The ceremony recognized more than a dozen officers for their bravery, lifesaving work or community service.
Sacramento Mayor Darrell Steinberg spoke at the event, held at a time when the department has been criticized by some for allegedly using excessive force when dealing with mentally ill individuals. In one incident in July, officers tried to run over then shot Joseph Mann, a mentally ill person who was holding a knife, in North Sacramento.
“I know that the overwhelming, overwhelming majority of police officers do an incredibly difficult and dangerous job fairly, compassionately and with true professionalism,” said Steinberg, a longtime advocate for mental health services as mayor and leader of the state Senate.
The Flenaugh shooting drew controversy from community and family members, who called for the release of additional information in the incident. The department released edited video and audio files in connection to the shooting in January and additional footage more than two months later.
Flenaugh had been stopped by officers earlier that morning after a resident on Prescott Way called dispatchers about a suspicious person looking over fences and into windows.
The 40-year-old was initially cooperative as he was placed in the back of a patrol car, but he became agitated and fled when an officer opened the door. He jumped over several fences through neighboring yards, eventually taking a pickaxe from a home, the district attorney’s review of the incident said.

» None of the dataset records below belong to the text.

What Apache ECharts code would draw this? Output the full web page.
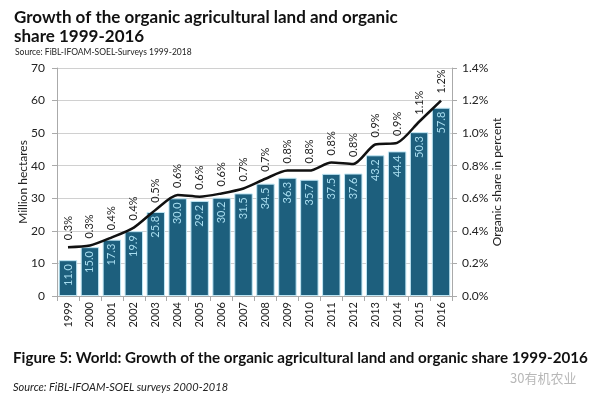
<!DOCTYPE html>
<html>
<head>
<meta charset="utf-8">
<script src="https://cdn.jsdelivr.net/npm/echarts@6/dist/echarts.min.js"></script>
<style>
html,body{margin:0;padding:0;background:#fff;}
#chart{width:600px;height:402px;}
</style>
</head>
<body>
<div id="chart"></div>
<script>
const years = ['1999','2000','2001','2002','2003','2004','2005','2006','2007','2008','2009','2010','2011','2012','2013','2014','2015','2016'];
const hectares = [11.0,15.0,17.3,19.9,25.8,30.0,29.2,30.2,31.5,34.5,36.3,35.7,37.5,37.6,43.2,44.4,50.3,57.8];
const shareValues = [0.30,0.31,0.36,0.42,0.53,0.62,0.61,0.63,0.66,0.72,0.77,0.77,0.82,0.81,0.93,0.94,1.07,1.20];
const shareLabels = ['0.3%','0.3%','0.4%','0.4%','0.5%','0.6%','0.6%','0.6%','0.7%','0.7%','0.8%','0.8%','0.8%','0.8%','0.9%','0.9%','1.1%','1.2%'];
const leftTicks = [0,10,20,30,40,50,60,70];
const rightTicks = ['0.0%','0.2%','0.4%','0.6%','0.8%','1.0%','1.2%','1.4%'];

const FONT = 'Lato, "DejaVu Sans", sans-serif';
const chart = echarts.init(document.getElementById('chart'), null, {renderer:'canvas'});
chart.setOption({
  backgroundColor:'#ffffff',
  animation:false,
  title:[
    {text:'Growth of the organic agricultural land and organic\nshare 1999-2016', left:9, top:3,
     textStyle:{fontFamily:FONT, fontWeight:'bold', fontSize:17, color:'#111', lineHeight:19}},
    {text:'Source: FiBL-IFOAM-SOEL-Surveys 1999-2018', left:10, top:43,
     textStyle:{fontFamily:FONT, fontWeight:'normal', fontSize:8.5, color:'#222'}},
    {text:'Figure 5: World: Growth of the organic agricultural land and organic share 1999-2016', left:8, top:346,
     textStyle:{fontFamily:FONT, fontWeight:'bold', fontSize:15.2, color:'#111'}},
    {text:'Source: FiBL-IFOAM-SOEL surveys 2000-2018', left:8, top:377,
     textStyle:{fontFamily:FONT, fontStyle:'italic', fontWeight:'normal', fontSize:11, color:'#222'}},
    {text:'30有机农业', left:505, top:367,
     textStyle:{fontFamily:'"Noto Sans CJK SC", sans-serif', fontWeight:'normal', fontSize:13, color:'#b8b8b8'}}
  ],
  grid:{left:57, right:148, top:68, bottom:106},
  xAxis:{
    type:'category', data:years,
    axisLine:{show:true, lineStyle:{color:'#aaa'}},
    axisTick:{show:true, alignWithLabel:false, lineStyle:{color:'#aaa'}},
    axisLabel:{rotate:90, fontFamily:FONT, fontSize:11, color:'#222', margin:6, interval:0}
  },
  yAxis:[
    {type:'value', min:0, max:70, interval:10, position:'left',
     name:'Million hectares', nameLocation:'middle', nameGap:28, nameRotate:90, nameMoveOverlap:false,
     nameTextStyle:{fontFamily:FONT, fontSize:12, color:'#222'},
     axisLine:{show:true, lineStyle:{color:'#aaa'}},
     axisTick:{show:true, lineStyle:{color:'#aaa'}},
     axisLabel:{fontFamily:FONT, fontSize:12, color:'#222', margin:12,
       formatter:function(v){return leftTicks.indexOf(v)>=0 ? String(v) : '';}},
     splitLine:{show:true, lineStyle:{color:'#d0d0d0', width:1}}},
    {type:'value', min:0, max:1.4, interval:0.2, position:'right',
     name:'Organic share in percent', nameLocation:'middle', nameGap:39, nameRotate:90, nameMoveOverlap:false,
     nameTextStyle:{fontFamily:FONT, fontSize:12, color:'#222'},
     axisLine:{show:true, lineStyle:{color:'#aaa'}},
     axisTick:{show:true, lineStyle:{color:'#aaa'}},
     axisLabel:{fontFamily:FONT, fontSize:12, color:'#222', margin:10,
       formatter:function(v){return rightTicks[Math.round(v/0.2)];}},
     splitLine:{show:false}}
  ],
  series:[
    {type:'bar', data:hectares, yAxisIndex:0, barCategoryGap:'16%',
     itemStyle:{color:'#1d5f7d', borderColor:'#bfe6f4', borderWidth:1},
     label:{show:true, position:'insideTop', rotate:90, align:'right', verticalAlign:'middle',
       distance:4, fontFamily:FONT, fontSize:11, color:'#a9def0',
       formatter:function(p){return hectares[p.dataIndex].toFixed(1);}}},
    {type:'line', data:shareValues, yAxisIndex:1, smooth:0.25,
     symbol:'circle', symbolSize:0, showSymbol:true,
     lineStyle:{color:'#111', width:2.5},
     itemStyle:{color:'#111'},
     label:{show:true, position:'top', rotate:90, align:'left', verticalAlign:'middle',
       distance:7, fontFamily:FONT, fontSize:11, color:'#222',
       formatter:function(p){return shareLabels[p.dataIndex];}},
     z:5}
  ]
});
</script>
</body>
</html>
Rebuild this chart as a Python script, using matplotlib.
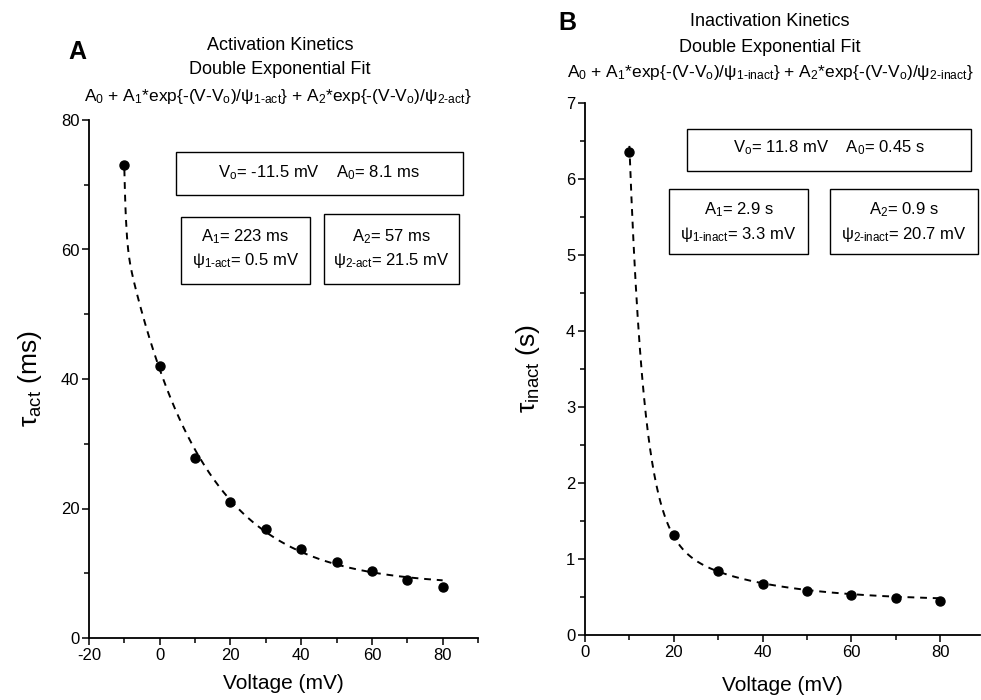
import matplotlib
matplotlib.use("Agg")
import matplotlib.pyplot as plt
import numpy as np
from matplotlib.patches import Rectangle
from matplotlib.ticker import MultipleLocator

plt.rcParams["font.family"] = ["Liberation Sans", "DejaVu Sans"]
plt.rcParams["mathtext.fontset"] = "custom"
plt.rcParams["mathtext.rm"] = "Liberation Sans"
plt.rcParams["mathtext.it"] = "Liberation Sans:italic"
plt.rcParams["mathtext.bf"] = "Liberation Sans:bold"
plt.rcParams["axes.unicode_minus"] = False

# Measured time constants
v_act = [-10, 0, 10, 20, 30, 40, 50, 60, 70, 80]
tau_act = [73.0, 42.0, 27.8, 21.0, 16.8, 13.7, 11.8, 10.3, 9.0, 7.9]

v_inact = [10, 20, 30, 40, 50, 60, 70, 80]
tau_inact = [6.35, 1.32, 0.84, 0.67, 0.58, 0.53, 0.49, 0.45]

# Double exponential fit parameters: V0, A0, A1, psi1, A2, psi2
fit_act = dict(v0=-11.5, a0=8.1, a1=223, psi1=0.5, a2=57, psi2=21.5)
fit_inact = dict(v0=11.8, a0=0.45, a1=2.9, psi1=3.3, a2=0.9, psi2=20.7)

W, H = 981, 700

SUB_O = r"$_{\mathregular{o}}$"
BOX_FS = 12
TITLE_FS = 13
FORMULA_FS = 12.5


def psi(n, kind):
    return r"ψ$_{\mathregular{%d}\text{-}\mathregular{%s}}$" % (n, kind)


def formula(kind):
    return (r"A$_{\mathregular{0}}$ + A$_{\mathregular{1}}$*exp{-(V-V" + SUB_O + ")/"
            + psi(1, kind) + r"} + A$_{\mathregular{2}}$*exp{-(V-V" + SUB_O + ")/"
            + psi(2, kind) + "}")


def double_exp(v, p):
    return (p["a0"] + p["a1"] * np.exp(-(v - p["v0"]) / p["psi1"])
            + p["a2"] * np.exp(-(v - p["v0"]) / p["psi2"]))


def px_rect(x0, y0, x1, y1):
    # pixel box -> figure fraction [left, bottom, width, height]
    return [x0 / W, 1 - y1 / H, (x1 - x0) / W, (y1 - y0) / H]


def fig_text(fig, x, y, s, **kw):
    fig.text(x / W, 1 - y / H, s, ha="center", va="center", **kw)


def fig_box(fig, x0, y0, x1, y1, lines, ys):
    l, b, w, h = px_rect(x0, y0, x1, y1)
    fig.add_artist(Rectangle((l, b), w, h, transform=fig.transFigure,
                             fill=False, edgecolor="black", linewidth=1.0))
    for txt, y in zip(lines, ys):
        fig_text(fig, (x0 + x1) / 2, y, txt, fontsize=BOX_FS)


def style_axes(ax):
    for s in ("top", "right"):
        ax.spines[s].set_visible(False)
    for s in ("left", "bottom"):
        ax.spines[s].set_linewidth(1.3)
    ax.tick_params(which="major", direction="out", length=5, width=1.1,
                   labelsize=12, pad=2)
    ax.tick_params(which="minor", direction="out", length=3.5, width=1.1)


fig = plt.figure(figsize=(W / 100, H / 100), dpi=100)

# ---- Panel A: activation
axA = fig.add_axes(px_rect(89, 120, 478, 638))
style_axes(axA)
vv = np.linspace(-10, 80, 600)
axA.plot(vv, double_exp(vv, fit_act), color="black", linestyle=(0, (3.5, 3)),
         linewidth=1.4)
axA.plot(v_act, tau_act, "o", color="black", markersize=6.5)
axA.set_xlim(-20, 90)
axA.set_ylim(0, 80)
axA.xaxis.set_major_locator(MultipleLocator(20))
axA.xaxis.set_minor_locator(MultipleLocator(10))
axA.yaxis.set_major_locator(MultipleLocator(20))
axA.yaxis.set_minor_locator(MultipleLocator(10))
axA.set_xlabel("Voltage (mV)", fontsize=15, labelpad=8)
axA.set_ylabel(r"τ$_{\mathregular{act}}$ (ms)", fontsize=19, labelpad=12)

fig_text(fig, 77, 52, "A", fontsize=18, fontweight="bold")
fig_text(fig, 280, 45, "Activation Kinetics", fontsize=TITLE_FS)
fig_text(fig, 280, 70, "Double Exponential Fit", fontsize=TITLE_FS)
fig_text(fig, 278, 97, formula("act"), fontsize=FORMULA_FS)

fig_box(fig, 176, 152, 463, 195,
        [r"V" + SUB_O + r"= %g mV    A$_{\mathregular{0}}$= %g ms"
         % (fit_act["v0"], fit_act["a0"])], [173])
fig_box(fig, 181, 217, 310, 284,
        [r"A$_{\mathregular{1}}$= %g ms" % fit_act["a1"],
         psi(1, "act") + "= %g mV" % fit_act["psi1"]],
        [237, 260])
fig_box(fig, 324, 214, 459, 284,
        [r"A$_{\mathregular{2}}$= %g ms" % fit_act["a2"],
         psi(2, "act") + "= %g mV" % fit_act["psi2"]],
        [237, 260])

# ---- Panel B: inactivation
axB = fig.add_axes(px_rect(585, 103, 980, 635))
style_axes(axB)
vv = np.linspace(10, 80, 600)
axB.plot(vv, double_exp(vv, fit_inact), color="black", linestyle=(0, (3.5, 3)),
         linewidth=1.4)
axB.plot(v_inact, tau_inact, "o", color="black", markersize=6.5)
axB.set_xlim(0, 89)
axB.set_ylim(0, 7)
axB.xaxis.set_major_locator(MultipleLocator(20))
axB.xaxis.set_minor_locator(MultipleLocator(10))
axB.yaxis.set_major_locator(MultipleLocator(1))
axB.yaxis.set_minor_locator(MultipleLocator(0.5))
axB.set_xlabel("Voltage (mV)", fontsize=15, labelpad=12)
axB.set_ylabel(r"τ$_{\mathregular{inact}}$ (s)", fontsize=19, labelpad=17)

fig_text(fig, 567, 23, "B", fontsize=18, fontweight="bold")
fig_text(fig, 770, 22, "Inactivation Kinetics", fontsize=TITLE_FS)
fig_text(fig, 770, 48, "Double Exponential Fit", fontsize=TITLE_FS)
fig_text(fig, 770, 73, formula("inact"), fontsize=FORMULA_FS)

fig_box(fig, 687, 129, 971, 171,
        [r"V" + SUB_O + r"= %g mV    A$_{\mathregular{0}}$= %g s"
         % (fit_inact["v0"], fit_inact["a0"])], [148])
fig_box(fig, 669, 189, 808, 254,
        [r"A$_{\mathregular{1}}$= %g s" % fit_inact["a1"],
         psi(1, "inact") + "= %g mV" % fit_inact["psi1"]],
        [210, 235])
fig_box(fig, 830, 189, 978, 254,
        [r"A$_{\mathregular{2}}$= %g s" % fit_inact["a2"],
         psi(2, "inact") + "= %g mV" % fit_inact["psi2"]],
        [210, 235])

fig.savefig("out.png", dpi=100)
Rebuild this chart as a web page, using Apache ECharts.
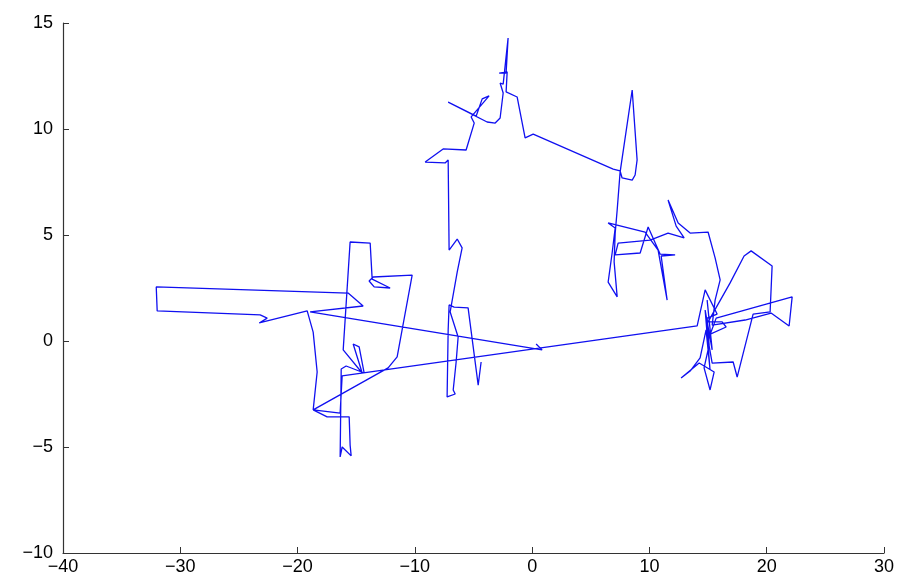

Surveillance video from one house showed Flenaugh using the pickaxe on the front door of the home before running off. The district attorney’s review says he later threatened a female resident, who saw him holding multiple knives.
The District Attorney’s review said Carr, Southward and Toomey acted lawfully when they eventually made contact with Flenaugh on nearby Center Parkway. The officers fired their weapons, fearing for their safety, the review said.
“(Officers Carr and Toomey) observed Flenaugh jump out along the driveway while holding a large knife up with his left hand, and sprint towards Officer Southward,” the review says. “Officers Carr and Toomey believed that Flenaugh was going to kill Officer Southward, so they raised their guns and fired as Flenaugh came within 25 feet of Officer Southward.”
The highest award presented Thursday went to Michael Smith Jr., a veteran of the Police Department with more than 20 years of experience. He was given the Silver Medal of Valor for intervening when an armed gunman opened fire at the Capitol Casino parking lot near downtown Sacramento in November.
The gunman, who police said was fleeing after a fight broke out between his party and another group, diverted his gunfire toward Smith after the officer began firing in his direction. An innocent bystander, Capitol staffer Nicholas Broadway, 36, was killed in the initial shootout. Police said Smith’s actions potentially prevented further loss of life.
“The officer noticed the threat, responded to the threat and then … the suspect directed their attention and fired at the officer, with the officer putting his own life in harm’s way,” interim police Chief Brian Louie said.